From his body language, it's obvious to me that Mr. Clapper isn't a naturally dishonest man. Since so many other people in his place have avoided lying by saying "I believe this should be discussed in executive session", that is, without the cameras and witnesses, his dishonesty in this case is rather baffling. Why lie about it when there is a well-known avenue to avoid answering the question entirely? Could it have been his way of letting the world know without his being the one to say it?

That "metadata" is where you are, who you're talking to, when, for how long, every minute of every day. The actual content of your phone calls and emails is secondary to that kind of information about you as a person, and the NSA has been collecting that data on everyone they possibly can, for as long as they have been able to do so.

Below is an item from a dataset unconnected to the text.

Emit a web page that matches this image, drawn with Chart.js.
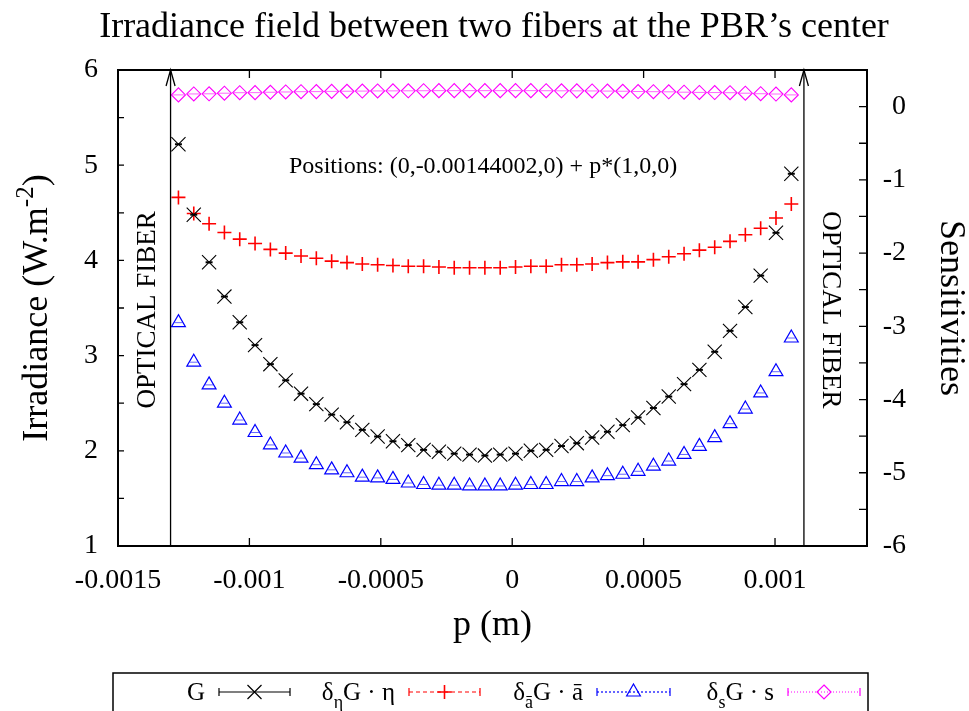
<!DOCTYPE html>
<html>
<head>
<meta charset="utf-8">
<script src="https://cdn.jsdelivr.net/npm/chart.js@4"></script>
<style>
  html, body { margin: 0; padding: 0; background: #fff; }
  #wrap { width: 969px; height: 711px; position: relative; }
</style>
</head>
<body>
<div id="wrap"><canvas id="chart"></canvas></div>
<script>
// sample positions p (m) along the line between the fibers
const positions = [
  -0.001270, -0.0012117, -0.0011534, -0.0010951, -0.0010368, -0.0009785, -0.0009202,
  -0.0008619, -0.0008036, -0.0007453, -0.000687, -0.0006287, -0.0005704, -0.0005121,
  -0.0004538, -0.0003955, -0.0003372, -0.0002789, -0.0002206, -0.0001623, -0.000104,
  -0.0000457, 0.0000126, 0.0000709, 0.0001292, 0.0001875, 0.0002458, 0.0003041,
  0.0003624, 0.0004207, 0.000479, 0.0005373, 0.0005956, 0.0006539, 0.0007122,
  0.0007705, 0.0008288, 0.0008871, 0.0009454, 0.0010037, 0.001062
];
// G, irradiance (left axis)
const irradiance = [
  5.22, 4.48, 3.98, 3.62, 3.35, 3.11, 2.91, 2.74, 2.60, 2.49, 2.38, 2.30, 2.22, 2.15,
  2.10, 2.06, 2.01, 1.99, 1.97, 1.96, 1.95, 1.96, 1.97, 2.00, 2.01, 2.05, 2.08, 2.14,
  2.20, 2.27, 2.35, 2.45, 2.57, 2.70, 2.85, 3.04, 3.26, 3.51, 3.84, 4.29, 4.91
];
// sensitivities (right axis)
const sensEta = [
  -1.24, -1.46, -1.60, -1.72, -1.81, -1.87, -1.95, -2.00, -2.04, -2.07, -2.11, -2.13,
  -2.15, -2.16, -2.17, -2.18, -2.18, -2.19, -2.20, -2.20, -2.20, -2.20, -2.19, -2.18,
  -2.18, -2.16, -2.16, -2.15, -2.13, -2.12, -2.12, -2.09, -2.05, -2.01, -1.96, -1.92,
  -1.84, -1.75, -1.66, -1.52, -1.33
];
const sensAbar = [
  -2.95, -3.49, -3.80, -4.05, -4.28, -4.45, -4.62, -4.73, -4.80, -4.89, -4.96, -5.00,
  -5.06, -5.07, -5.09, -5.14, -5.16, -5.17, -5.17, -5.18, -5.18, -5.18, -5.17, -5.16,
  -5.16, -5.12, -5.12, -5.07, -5.04, -5.02, -4.98, -4.91, -4.84, -4.75, -4.64, -4.52,
  -4.33, -4.13, -3.91, -3.62, -3.16
];
const sensS = [
  0.160, 0.173, 0.175, 0.183, 0.190, 0.191, 0.196, 0.200, 0.204, 0.205, 0.208, 0.210,
  0.212, 0.214, 0.215, 0.216, 0.217, 0.218, 0.218, 0.218, 0.218, 0.218, 0.218, 0.218,
  0.217, 0.216, 0.215, 0.214, 0.212, 0.210, 0.206, 0.204, 0.202, 0.197, 0.194, 0.192,
  0.190, 0.183, 0.176, 0.172, 0.160
];

const xTicks = [-0.0015, -0.001, -0.0005, 0, 0.0005, 0.001];
const xTickLabels = ["-0.0015", "-0.001", "-0.0005", "0", "0.0005", "0.001"];
const yTicks = [1, 2, 3, 4, 5, 6];
const y2Ticks = [-6, -5, -4, -3, -2, -1, 0];
const fiberPos = [-0.0013, 0.00111];

const FONT = '"Liberation Serif", "Times New Roman", serif';
Chart.defaults.font.family = FONT;
Chart.defaults.color = '#000';

const pts = ys => positions.map((x, i) => ({ x: x, y: ys[i] }));

function series(label, ys, axis, color, style, r, w) {
  return {
    label: label, data: pts(ys), yAxisID: axis,
    pointStyle: style, pointRadius: r, pointHoverRadius: r,
    pointBorderColor: color, pointBackgroundColor: 'rgba(0,0,0,0)', pointBorderWidth: w
  };
}
// tiny error bar caps seen at the centre of each marker
function caps(ys, axis, color, r, w) {
  return {
    data: pts(ys), yAxisID: axis, pointStyle: 'line', pointRadius: r, pointHoverRadius: r,
    pointBorderColor: color, pointBorderWidth: w
  };
}
function fiber(p) {
  return {
    data: [{ x: p, y: 1 }, { x: p, y: 6 }], yAxisID: 'y', showLine: true,
    borderColor: '#000', borderWidth: 1.3, pointRadius: 0
  };
}

const legendItems = [
  { parts: [['G', '']], color: '#000', dash: [], marker: 'x', x0: 219, x1: 290 },
  { parts: [['δ', ''], ['η', 'sub'], ['G · η', '']], color: '#ff0000', dash: [4, 3], marker: '+', x0: 409, x1: 480 },
  { parts: [['δ', ''], ['ā', 'sub'], ['G · ā', '']], color: '#0000ff', dash: [2, 2], marker: 'tri', x0: 597, x1: 670 },
  { parts: [['δ', ''], ['s', 'sub'], ['G · s', '']], color: '#ff00ff', dash: [1, 2], marker: 'dia', x0: 788, x1: 860 }
];

function marker(ctx, kind, cx, cy) {
  ctx.beginPath();
  if (kind === 'x') {
    ctx.moveTo(cx - 7, cy - 7); ctx.lineTo(cx + 7, cy + 7);
    ctx.moveTo(cx - 7, cy + 7); ctx.lineTo(cx + 7, cy - 7);
  } else if (kind === '+') {
    ctx.lineWidth = 1.6;
    ctx.moveTo(cx - 7, cy); ctx.lineTo(cx + 7, cy);
    ctx.moveTo(cx, cy - 7); ctx.lineTo(cx, cy + 7);
  } else if (kind === 'tri') {
    ctx.moveTo(cx, cy - 8); ctx.lineTo(cx + 6.9, cy + 4); ctx.lineTo(cx - 6.9, cy + 4); ctx.closePath();
  } else {
    ctx.moveTo(cx, cy - 7); ctx.lineTo(cx + 7, cy); ctx.lineTo(cx, cy + 7); ctx.lineTo(cx - 7, cy); ctx.closePath();
  }
  ctx.stroke();
}

const decor = {
  id: 'decor',
  afterDatasetsDraw(chart) {
    const { ctx, chartArea: a, scales: { x, y, y2 } } = chart;
    ctx.save();
    ctx.strokeStyle = '#000';
    ctx.fillStyle = '#000';

    // title
    ctx.textAlign = 'center';
    ctx.textBaseline = 'middle';
    ctx.font = '36px ' + FONT;
    ctx.fillText('Irradiance field between two fibers at the PBR’s center', 494, 28);

    // inward ticks
    ctx.lineWidth = 1.3;
    ctx.beginPath();
    xTicks.forEach(v => {
      const px = x.getPixelForValue(v);
      ctx.moveTo(px, a.bottom); ctx.lineTo(px, a.bottom - 8);
      ctx.moveTo(px, a.top); ctx.lineTo(px, a.top + 8);
    });
    for (let v = 1.5; v < 6; v += 0.5) {
      const py = y.getPixelForValue(v);
      ctx.moveTo(a.left, py); ctx.lineTo(a.left + 6, py);
    }
    for (let v = -5.5; v <= 0; v += 0.5) {
      const py = y2.getPixelForValue(v);
      ctx.moveTo(a.right, py); ctx.lineTo(a.right - 8, py);
    }
    // arrow heads of the fibers
    fiberPos.forEach(p => {
      const px = x.getPixelForValue(p), py = y.getPixelForValue(6);
      ctx.moveTo(px - 4.5, py + 16); ctx.lineTo(px, py); ctx.lineTo(px + 4.5, py + 16);
    });
    ctx.stroke();

    // frame
    ctx.lineWidth = 2;
    ctx.strokeRect(a.left, a.top, a.right - a.left, a.bottom - a.top);

    // labels inside the plot
    ctx.font = '24px ' + FONT;
    ctx.fillText('Positions: (0,-0.00144002,0) + p*(1,0,0)', x.getPixelForValue(-0.000111), y.getPixelForValue(4.98));
    ctx.font = '27px ' + FONT;
    [[-0.001386, -Math.PI / 2], [0.001209, Math.PI / 2]].forEach(([p, rot]) => {
      ctx.save();
      ctx.translate(x.getPixelForValue(p), y.getPixelForValue(3.48));
      ctx.rotate(rot);
      ctx.fillText('OPTICAL FIBER', 0, 0);
      ctx.restore();
    });

    // left axis title with superscript
    ctx.save();
    ctx.translate(38, (a.top + a.bottom) / 2);
    ctx.rotate(-Math.PI / 2);
    ctx.textAlign = 'left';
    ctx.font = '36px ' + FONT;
    const t1 = 'Irradiance (W.m', t3 = ')';
    const w1 = ctx.measureText(t1).width, w3 = ctx.measureText(t3).width;
    ctx.font = '25px ' + FONT;
    const w2 = ctx.measureText('-2').width;
    let sx = -(w1 + w2 + w3) / 2;
    ctx.font = '36px ' + FONT;
    ctx.fillText(t1, sx, 0); sx += w1;
    ctx.font = '25px ' + FONT;
    ctx.fillText('-2', sx, -12); sx += w2;
    ctx.font = '36px ' + FONT;
    ctx.fillText(t3, sx, 0);
    ctx.restore();

    // key box
    ctx.lineWidth = 1.5;
    ctx.strokeRect(113, 673, 755, 60);
    const ly = 692;
    legendItems.forEach(it => {
      ctx.textAlign = 'left';
      ctx.textBaseline = 'alphabetic';
      let total = 0;
      const widths = it.parts.map(([s, kind]) => {
        ctx.font = (kind === 'sub' ? '18px ' : '25px ') + FONT;
        const w = ctx.measureText(s).width;
        total += w;
        return w;
      });
      let tx = it.x0 - 14 - total;
      it.parts.forEach(([s, kind], i) => {
        ctx.font = (kind === 'sub' ? '18px ' : '25px ') + FONT;
        ctx.fillText(s, tx, kind === 'sub' ? ly + 16 : ly + 8);
        tx += widths[i];
      });
      ctx.strokeStyle = it.color;
      ctx.lineWidth = 1.2;
      ctx.setLineDash(it.dash);
      ctx.beginPath();
      ctx.moveTo(it.x0, ly); ctx.lineTo(it.x1, ly);
      ctx.stroke();
      ctx.setLineDash([]);
      ctx.beginPath();
      ctx.moveTo(it.x0, ly - 4); ctx.lineTo(it.x0, ly + 4);
      ctx.moveTo(it.x1, ly - 4); ctx.lineTo(it.x1, ly + 4);
      ctx.stroke();
      marker(ctx, it.marker, (it.x0 + it.x1) / 2, ly);
    });
    ctx.restore();
  }
};

new Chart(document.getElementById('chart'), {
  type: 'scatter',
  data: {
    datasets: [
      fiber(fiberPos[0]),
      fiber(fiberPos[1]),
      caps(irradiance, 'y', '#000', 3.5, 2),
      caps(sensAbar, 'y2', 'rgba(0,0,255,0.6)', 4, 1),
      caps(sensS, 'y2', 'rgba(255,0,255,0.6)', 6, 1),
      series('G', irradiance, 'y', '#000', 'crossRot', 10, 1.1),
      series('δηG · η', sensEta, 'y2', '#ff0000', 'cross', 7, 1.6),
      series('δāG · ā', sensAbar, 'y2', '#0000ff', 'triangle', 8, 1.2),
      series('δsG · s', sensS, 'y2', '#ff00ff', 'rectRot', 7, 1.1)
    ]
  },
  options: {
    responsive: true,
    maintainAspectRatio: false,
    animation: false,
    layout: { padding: { left: 0, right: 63, top: 70, bottom: 61 } },
    plugins: {
      legend: { display: false },
      tooltip: { enabled: false },
      title: { display: false }
    },
    scales: {
      x: {
        type: 'linear', min: -0.0015, max: 0.00135,
        grid: { display: false, drawTicks: false },
        border: { display: false },
        afterBuildTicks: s => { s.ticks = xTicks.map(v => ({ value: v })); },
        afterFit: s => { s.height = 104; },
        ticks: {
          font: { size: 28 }, padding: 18, maxRotation: 0, autoSkip: false,
          callback: v => xTickLabels[xTicks.indexOf(v)]
        },
        title: { display: true, text: 'p (m)', font: { size: 36 }, padding: { top: 0, bottom: 3 } }
      },
      y: {
        type: 'linear', position: 'left', min: 1, max: 6,
        grid: { display: false, drawTicks: false },
        border: { display: false },
        afterBuildTicks: s => { s.ticks = yTicks.map(v => ({ value: v })); },
        afterFit: s => { s.width = 118; },
        ticks: { font: { size: 28 }, padding: 20, callback: v => String(v) }
      },
      y2: {
        type: 'linear', position: 'right', min: -6, max: 0.5,
        grid: { display: false, drawTicks: false },
        border: { display: false },
        afterBuildTicks: s => { s.ticks = y2Ticks.map(v => ({ value: v })); },
        afterFit: s => { s.width = 39; },
        ticks: { font: { size: 28 }, padding: 10, crossAlign: 'far', callback: v => String(v) },
        title: { display: true, text: 'Sensitivities', font: { size: 36 }, padding: { top: -65.6 } }
      }
    }
  },
  plugins: [decor]
});
</script>
</body>
</html>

That cell phone in your pocket is the most effective surveillance tool ever created, and you and I willingly carry them everywhere we go.

I know it, you know it, and James Clapper sure as hell knew it when he lied about it.

I highly recommend James Bamford's book, "The Puzzle Palace", if you want to better understand just how awful the NSA really is, and just how big a lie is was when Clapper denied gathering information on American citizens.

Additional note: Brazil builds its own fiber optic network, to avoid NSA tapping.